2018 Standish • The Schubert Theorem Shiraz

The Wine Advocate: 'Mint, sage and thyme accent blackberry and black cherry fruit in the 2018 The Schubert Theorem Shiraz. Full-bodied and rich without being heavy, it finishes tremendously long, with silky, cocoa-powder-like tannins. It should drink well for a couple of decades.' 96-98 points. Joe Czerwinski

The Winefront: 'Roennfeldt Road, Marananga. None more black. It’s perhaps the most rugged and firm of the 2018 Standish releases, through I love it for that all the same. Lavish sticky, almost sandy open-weave tannin, saline, black cherries, a sage and mint perfume, plenty of crunch and energy, dried herb and black olive, roast beef, grip and length on a long cool finish. Feels ‘mineral’, savoury, and has a compact essence-like quality. No doubt it’s a beauty. Tightly packed and in need of cellaring.

96+ points. Gary Walsh.

2018 Standish • Andelmonde Shiraz

The Wine Advocate: 'Sourced from a vineyard not far from the winery in the Light Pass subregion of Barossa Valley, the 2018 Andelmonde Shiraz boasts lovely raspberry perfumes and gentle herbal nuances of mint and black tea. Full-bodied and creamy-textured, with a long, silky finish and mouthwatering acids, it's another fabulous effort from Dan Standish.' 94-96 points. Joe Czerwinski

The Winefront: 'Kalimna Road, Light Pass. Andelmonde. Or the demimonde, the kind of dissolute half-world where people like me spend their Saturday mornings tasting wine. Here’s an excellent wine, and to an extent, it suffers from being tasted next to the other releases from Standish. Though, standing on the shoulders of giants, and all that…

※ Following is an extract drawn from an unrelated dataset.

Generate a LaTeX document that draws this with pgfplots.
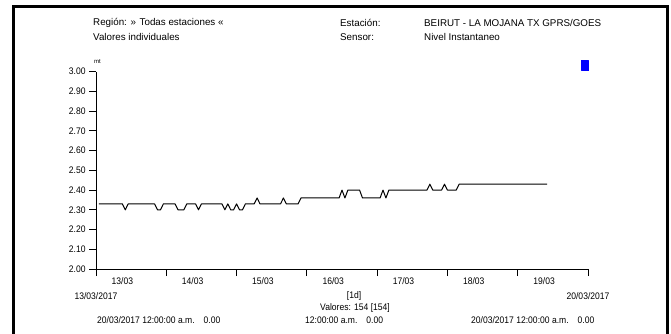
\documentclass[border=0pt]{standalone}
\usepackage{pgfplots}
\pgfplotsset{compat=1.18}
\usepackage{fontspec}
\setmainfont{Liberation Sans}
\newfontfamily\narrow{Liberation Sans}[FakeStretch=0.9]
\begin{document}
\fontsize{9.8}{11}\selectfont
\begin{tikzpicture}[x=1pt,y=1pt]
\path[use as bounding box] (0,0) rectangle (671,-333);
\begin{scope}
\clip (0,0) rectangle (671,-333);
\draw[line width=2.4pt] (13.5,-345) -- (13.5,-6.5) -- (667.5,-6.5) -- (667.5,-345);
\end{scope}
% header
\node[anchor=west,inner sep=0] at (93,-22.5) {Región: » Todas estaciones «};
\node[anchor=west,inner sep=0] at (93,-37) {Valores individuales};
\node[anchor=west,inner sep=0] at (340,-22.5) {Estación:};
\node[anchor=west,inner sep=0] at (340,-37) {Sensor:};
\node[anchor=west,inner sep=0] at (424,-22.5) {BEIRUT - LA MOJANA TX GPRS/GOES};
\node[anchor=west,inner sep=0] at (424,-37) {Nivel Instantaneo};
\node[inner sep=0,font=\fontsize{6}{7}\selectfont] at (97.5,-61.5) {mt};
% footer
\begin{scope}[font=\narrow\fontsize{9.5}{11}\selectfont]
\node[inner sep=0] at (96,-296) {13/03/2017};
\node[inner sep=0] at (588,-296) {20/03/2017};
\node[inner sep=0] at (354,-296) {[1d]};
\node[inner sep=0] at (355,-308) {Valores: 154 [154]};
\node[anchor=west,inner sep=0] at (97,-320) {20/03/2017 12:00:00 a.m.\hspace{9pt}0.00};
\node[anchor=west,inner sep=0] at (305,-320) {12:00:00 a.m.\hspace{9pt}0.00};
\node[anchor=west,inner sep=0] at (471,-320) {20/03/2017 12:00:00 a.m.\hspace{9pt}0.00};
\end{scope}
\begin{axis}[
  at={(96pt,-269pt)}, anchor=south west,
  scale only axis, width=492pt, height=197.3pt,
  xmin=0, xmax=168, ymin=2, ymax=3,
  axis lines=left, axis line style={-, line width=0.9pt},
  tick align=outside, major tick length=7pt,
  tick style={line width=0.9pt, black},
  xtick={0,24,48,72,96,120,144,168}, xticklabels={},
  extra x ticks={9,33,57,81,105,129,153},
  extra x tick labels={13/03,14/03,15/03,16/03,17/03,18/03,19/03},
  extra x tick style={major tick length=0pt, xticklabel style={yshift=-5pt}},
  ytick={2,2.1,2.2,2.3,2.4,2.5,2.6,2.7,2.8,2.9,3},
  /pgf/number format/assume math mode=true,
  yticklabel style={/pgf/number format/.cd, fixed, fixed zerofill, precision=2},
  ticklabel style={font=\narrow\fontsize{9.5}{11}\selectfont},
  clip=false,
  legend style={at={(0.995,1.029)}, anchor=center, draw=none, fill=none, inner sep=0pt,
    legend cell align=left, nodes={inner sep=0pt}},
  legend image code/.code={\fill[blue] (-3.5pt,-5pt) rectangle (3.5pt,5pt);},
]
\addplot[black, line width=1pt, line join=round] coordinates {
(1,2.33) (9,2.33) (10,2.30) (11,2.33) (20,2.33) (21,2.30) (22,2.30) (23,2.33)
(27,2.33) (28,2.30) (30,2.30) (31,2.33) (34,2.33) (35,2.30) (36,2.33)
(43,2.33) (44,2.30) (45,2.33) (46,2.30) (47,2.30) (48,2.33) (49,2.30) (50,2.30) (51,2.33)
(54,2.33) (55,2.36) (56,2.33) (63,2.33) (64,2.36) (65,2.33) (69,2.33) (70,2.36)
(83,2.36) (84,2.40) (85,2.36) (86,2.40) (90,2.40) (91,2.36) (97,2.36) (98,2.40) (99,2.36) (100,2.40)
(113,2.40) (114,2.43) (115,2.40) (118,2.40) (119,2.43) (120,2.40) (123,2.40) (124,2.43) (154,2.43)
};
\addlegendentry{}
\end{axis}
\end{tikzpicture}
\end{document}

So pretty. Raspberry, mint, violet, roses, milk chocolate. It’s medium to full-bodied, bright and buoyant, juicy and deft, and while it doesn’t have the heft and length of the other wines in this release, does lay on the charm to wonderful effect. It has a limpid quality that lifts it well above the ruck of so many Barossa wines. The more time I spend with it, the more I appreciate its quality. A quiet achiever, if you like. Beautiful svelte wine. More to come.' 95+ points. Gary Walsh.